STATED TASK: Write out each record below exactly as it appears, with no pictures.

# Start of RECORDS FOR THIS EXERCISE

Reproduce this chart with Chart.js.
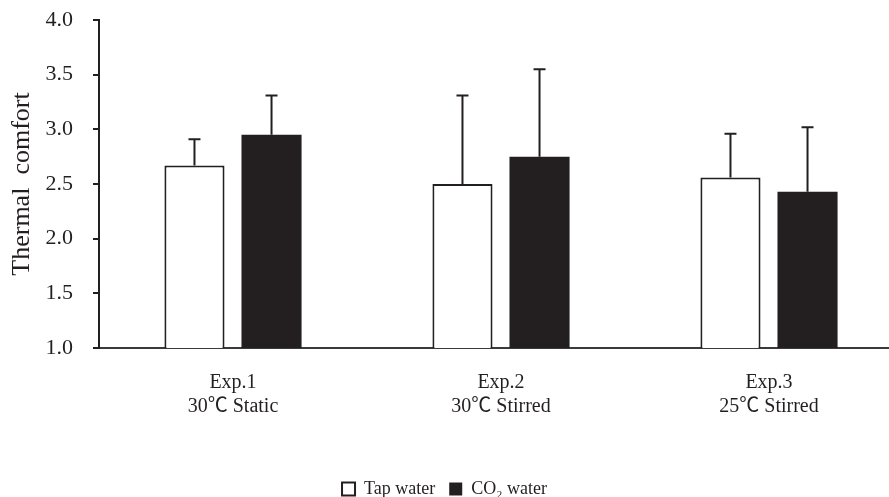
<!DOCTYPE html>
<html>
<head>
<meta charset="utf-8">
<script src="https://cdn.jsdelivr.net/npm/chart.js@4.4.0/dist/chart.umd.min.js"></script>
<style>
  html, body { margin: 0; padding: 0; background: #ffffff; overflow: hidden; }
  #wrap { width: 889px; height: 497px; position: relative; }
</style>
</head>
<body>
<div id="wrap"><canvas id="c" width="889" height="497"></canvas></div>
<script>
// ---- data ----
const categories = [["Exp.1", "30\u2103 Static"], ["Exp.2", "30\u2103 Stirred"], ["Exp.3", "25\u2103 Stirred"]];
const seriesNames = ["Tap water", "CO\u2082 water"];
const tapWater = [2.67, 2.50, 2.56];
const tapWaterErr = [0.24, 0.81, 0.40];
const co2Water = [2.95, 2.75, 2.43];
const co2WaterErr = [0.36, 0.80, 0.59];
const yTicks = [1.0, 1.5, 2.0, 2.5, 3.0, 3.5, 4.0];

const INK = '#231f20';
const FONT = "'Liberation Serif', 'Noto Sans CJK JP', 'Times New Roman', serif";

// error bars drawn from the bar elements and the y scale
const errorBars = {
  id: 'errorBars',
  afterDatasetsDraw(chart) {
    const ctx = chart.ctx;
    const y = chart.scales.y;
    chart.data.datasets.forEach((ds, di) => {
      const meta = chart.getDatasetMeta(di);
      meta.data.forEach((bar, i) => {
        const top = y.getPixelForValue(ds.data[i] + ds.errors[i]);
        ctx.save();
        ctx.strokeStyle = INK;
        ctx.lineWidth = 2;
        ctx.beginPath();
        ctx.moveTo(bar.x, bar.y);
        ctx.lineTo(bar.x, top);
        ctx.moveTo(bar.x - 6, top);
        ctx.lineTo(bar.x + 6, top);
        ctx.stroke();
        ctx.restore();
      });
    });
  }
};

// the original plot area extends past the cropped right edge
const widenCategoryAxis = {
  id: 'widenCategoryAxis',
  afterLayout(chart) {
    const x = chart.scales.x;
    const len = 804;
    x._length = len;
    x._endPixel = x._startPixel + len;
  }
};

new Chart(document.getElementById('c'), {
  type: 'bar',
  data: {
    labels: categories,
    datasets: [
      {
        label: seriesNames[0],
        data: tapWater,
        errors: tapWaterErr,
        backgroundColor: '#ffffff',
        borderColor: INK,
        borderWidth: 2,
        borderSkipped: false,
        categoryPercentage: 0.575,
        barPercentage: 0.78
      },
      {
        label: seriesNames[1],
        data: co2Water,
        errors: co2WaterErr,
        backgroundColor: INK,
        borderColor: INK,
        borderWidth: 0,
        categoryPercentage: 0.575,
        barPercentage: 0.78
      }
    ]
  },
  options: {
    responsive: false,
    animation: false,
    devicePixelRatio: 1,
    layout: { padding: { top: 20, right: 0, bottom: -11, left: 0 } },
    plugins: {
      legend: {
        position: 'bottom',
        labels: {
          color: INK,
          font: { family: FONT, size: 18 },
          boxWidth: 13,
          boxHeight: 13,
          padding: 14
        }
      },
      tooltip: { enabled: false }
    },
    scales: {
      x: {
        grid: { display: false, drawTicks: false },
        border: { display: true, color: '#3a3a3a', width: 2 },
        ticks: {
          color: INK,
          font: { family: FONT, size: 20, lineHeight: 1.2 },
          padding: 23,
          maxRotation: 0,
          autoSkip: false
        },
        afterFit(scale) { scale.height = 118; }
      },
      y: {
        min: 1,
        max: 4,
        afterBuildTicks(scale) { scale.ticks = yTicks.map(v => ({ value: v })); },
        grid: { display: true, drawOnChartArea: false, drawTicks: true, tickLength: 6, color: INK, lineWidth: 2 },
        border: { display: true, color: INK, width: 2 },
        ticks: {
          color: INK,
          font: { family: FONT, size: 22 },
          padding: 20,
          callback: (v) => Number(v).toFixed(1)
        },
        title: {
          display: true,
          text: 'Thermal  comfort',
          color: INK,
          font: { family: FONT, size: 26 },
          padding: { top: 7, bottom: 0 }
        },
        afterFit(scale) {
          scale.width = 99;
          scale.paddingTop = 0;
          scale.paddingBottom = 0;
        }
      }
    }
  },
  plugins: [errorBars, widenCategoryAxis]
});
</script>
</body>
</html>
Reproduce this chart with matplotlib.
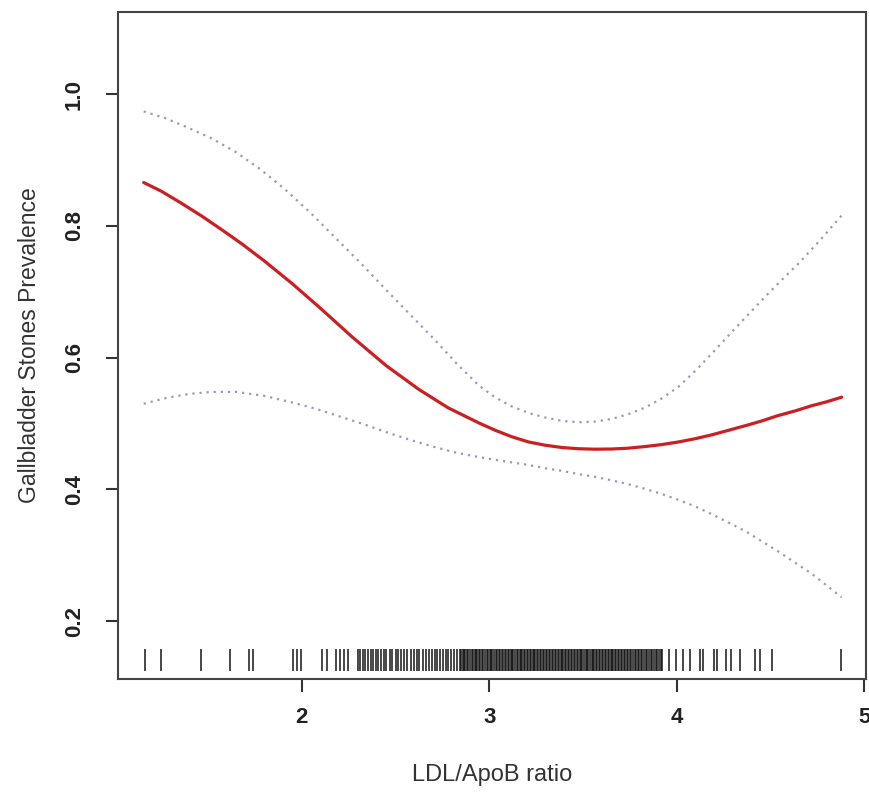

# End of RECORDS FOR THIS EXERCISE

WRITTEN RESPONSE:
Reproduce this chart with Chart.js.
<!DOCTYPE html>
<html>
<head>
<meta charset="utf-8">
<script src="https://cdn.jsdelivr.net/npm/chart.js@4.4.0/dist/chart.umd.min.js"></script>
<style>
  html, body { margin: 0; padding: 0; background: #ffffff; overflow: hidden; }
  #wrap { width: 889px; height: 497px; position: relative; }
</style>
</head>
<body>
<div id="wrap"><canvas id="c" width="889" height="497"></canvas></div>
<script>
// ---- data ----
const categories = [["Exp.1", "30\u2103 Static"], ["Exp.2", "30\u2103 Stirred"], ["Exp.3", "25\u2103 Stirred"]];
const seriesNames = ["Tap water", "CO\u2082 water"];
const tapWater = [2.67, 2.50, 2.56];
const tapWaterErr = [0.24, 0.81, 0.40];
const co2Water = [2.95, 2.75, 2.43];
const co2WaterErr = [0.36, 0.80, 0.59];
const yTicks = [1.0, 1.5, 2.0, 2.5, 3.0, 3.5, 4.0];

const INK = '#231f20';
const FONT = "'Liberation Serif', 'Noto Sans CJK JP', 'Times New Roman', serif";

// error bars drawn from the bar elements and the y scale
const errorBars = {
  id: 'errorBars',
  afterDatasetsDraw(chart) {
    const ctx = chart.ctx;
    const y = chart.scales.y;
    chart.data.datasets.forEach((ds, di) => {
      const meta = chart.getDatasetMeta(di);
      meta.data.forEach((bar, i) => {
        const top = y.getPixelForValue(ds.data[i] + ds.errors[i]);
        ctx.save();
        ctx.strokeStyle = INK;
        ctx.lineWidth = 2;
        ctx.beginPath();
        ctx.moveTo(bar.x, bar.y);
        ctx.lineTo(bar.x, top);
        ctx.moveTo(bar.x - 6, top);
        ctx.lineTo(bar.x + 6, top);
        ctx.stroke();
        ctx.restore();
      });
    });
  }
};

// the original plot area extends past the cropped right edge
const widenCategoryAxis = {
  id: 'widenCategoryAxis',
  afterLayout(chart) {
    const x = chart.scales.x;
    const len = 804;
    x._length = len;
    x._endPixel = x._startPixel + len;
  }
};

new Chart(document.getElementById('c'), {
  type: 'bar',
  data: {
    labels: categories,
    datasets: [
      {
        label: seriesNames[0],
        data: tapWater,
        errors: tapWaterErr,
        backgroundColor: '#ffffff',
        borderColor: INK,
        borderWidth: 2,
        borderSkipped: false,
        categoryPercentage: 0.575,
        barPercentage: 0.78
      },
      {
        label: seriesNames[1],
        data: co2Water,
        errors: co2WaterErr,
        backgroundColor: INK,
        borderColor: INK,
        borderWidth: 0,
        categoryPercentage: 0.575,
        barPercentage: 0.78
      }
    ]
  },
  options: {
    responsive: false,
    animation: false,
    devicePixelRatio: 1,
    layout: { padding: { top: 20, right: 0, bottom: -11, left: 0 } },
    plugins: {
      legend: {
        position: 'bottom',
        labels: {
          color: INK,
          font: { family: FONT, size: 18 },
          boxWidth: 13,
          boxHeight: 13,
          padding: 14
        }
      },
      tooltip: { enabled: false }
    },
    scales: {
      x: {
        grid: { display: false, drawTicks: false },
        border: { display: true, color: '#3a3a3a', width: 2 },
        ticks: {
          color: INK,
          font: { family: FONT, size: 20, lineHeight: 1.2 },
          padding: 23,
          maxRotation: 0,
          autoSkip: false
        },
        afterFit(scale) { scale.height = 118; }
      },
      y: {
        min: 1,
        max: 4,
        afterBuildTicks(scale) { scale.ticks = yTicks.map(v => ({ value: v })); },
        grid: { display: true, drawOnChartArea: false, drawTicks: true, tickLength: 6, color: INK, lineWidth: 2 },
        border: { display: true, color: INK, width: 2 },
        ticks: {
          color: INK,
          font: { family: FONT, size: 22 },
          padding: 20,
          callback: (v) => Number(v).toFixed(1)
        },
        title: {
          display: true,
          text: 'Thermal  comfort',
          color: INK,
          font: { family: FONT, size: 26 },
          padding: { top: 7, bottom: 0 }
        },
        afterFit(scale) {
          scale.width = 99;
          scale.paddingTop = 0;
          scale.paddingBottom = 0;
        }
      }
    }
  },
  plugins: [errorBars, widenCategoryAxis]
});
</script>
</body>
</html>
Reproduce this chart with matplotlib.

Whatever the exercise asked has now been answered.